Your instructions – Skip the pictures. Set down, word for word, the lines from the start of the material up to and including the line with "import plotly.graph_objects as go".

Data lines –
##########
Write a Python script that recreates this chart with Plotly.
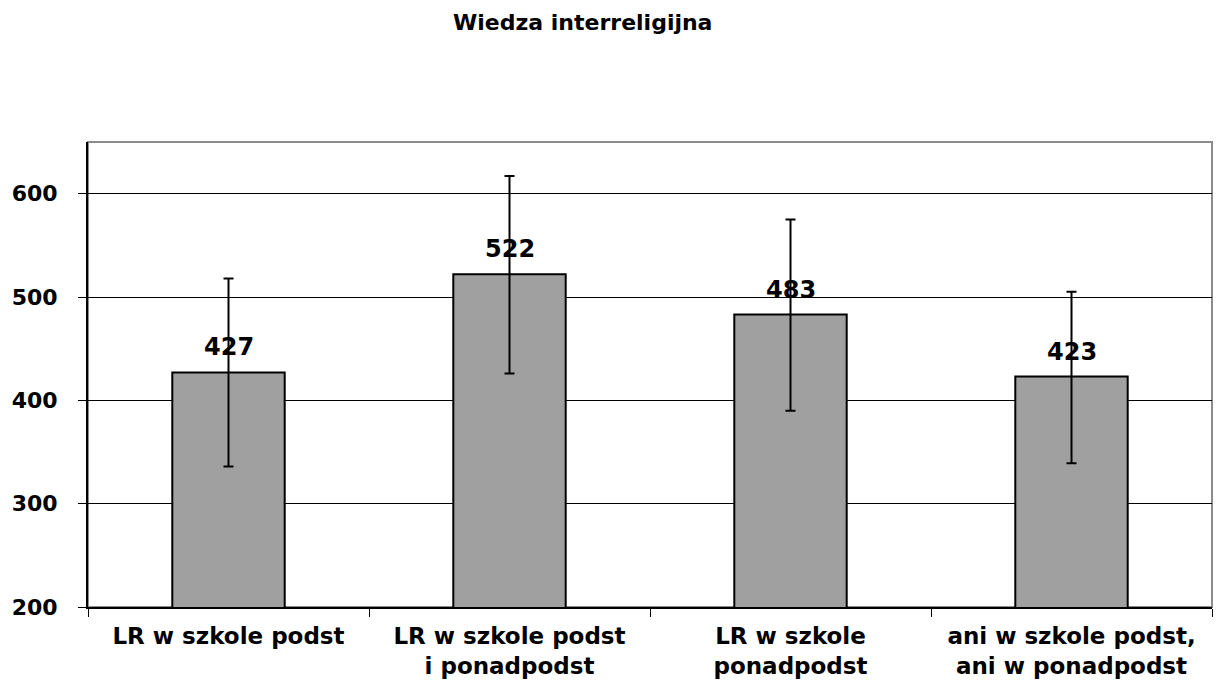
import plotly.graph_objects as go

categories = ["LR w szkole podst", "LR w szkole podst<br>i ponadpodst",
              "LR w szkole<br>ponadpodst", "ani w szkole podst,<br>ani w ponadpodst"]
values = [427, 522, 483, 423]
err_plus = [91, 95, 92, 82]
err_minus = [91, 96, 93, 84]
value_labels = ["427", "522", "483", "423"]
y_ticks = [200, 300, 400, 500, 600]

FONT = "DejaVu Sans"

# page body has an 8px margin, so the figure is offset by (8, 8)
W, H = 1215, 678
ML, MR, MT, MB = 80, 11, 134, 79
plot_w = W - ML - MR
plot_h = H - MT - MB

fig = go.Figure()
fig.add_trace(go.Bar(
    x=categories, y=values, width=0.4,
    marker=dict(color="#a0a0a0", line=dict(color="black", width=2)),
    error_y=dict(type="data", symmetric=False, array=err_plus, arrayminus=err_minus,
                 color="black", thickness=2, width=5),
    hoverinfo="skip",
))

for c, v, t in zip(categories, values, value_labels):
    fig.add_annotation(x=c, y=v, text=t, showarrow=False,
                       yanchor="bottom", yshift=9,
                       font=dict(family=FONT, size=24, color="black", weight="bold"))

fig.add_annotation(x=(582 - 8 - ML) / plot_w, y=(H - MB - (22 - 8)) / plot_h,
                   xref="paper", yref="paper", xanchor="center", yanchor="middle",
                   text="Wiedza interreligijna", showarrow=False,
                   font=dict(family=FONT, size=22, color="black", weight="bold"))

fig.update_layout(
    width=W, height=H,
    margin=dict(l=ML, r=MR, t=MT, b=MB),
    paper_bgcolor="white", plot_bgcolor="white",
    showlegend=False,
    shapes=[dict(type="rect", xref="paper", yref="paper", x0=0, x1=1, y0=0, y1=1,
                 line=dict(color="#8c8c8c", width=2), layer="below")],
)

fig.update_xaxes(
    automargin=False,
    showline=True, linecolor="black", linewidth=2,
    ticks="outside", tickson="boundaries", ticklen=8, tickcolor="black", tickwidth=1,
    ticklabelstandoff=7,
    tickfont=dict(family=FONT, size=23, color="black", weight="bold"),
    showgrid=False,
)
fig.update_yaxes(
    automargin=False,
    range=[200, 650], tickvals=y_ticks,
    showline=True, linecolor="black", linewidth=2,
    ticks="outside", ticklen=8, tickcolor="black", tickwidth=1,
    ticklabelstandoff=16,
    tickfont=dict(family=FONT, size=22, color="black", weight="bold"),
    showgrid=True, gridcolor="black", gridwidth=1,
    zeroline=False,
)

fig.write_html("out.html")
##########
Full solution –
Write a Python script that recreates this chart with Plotly.
import plotly.graph_objects as go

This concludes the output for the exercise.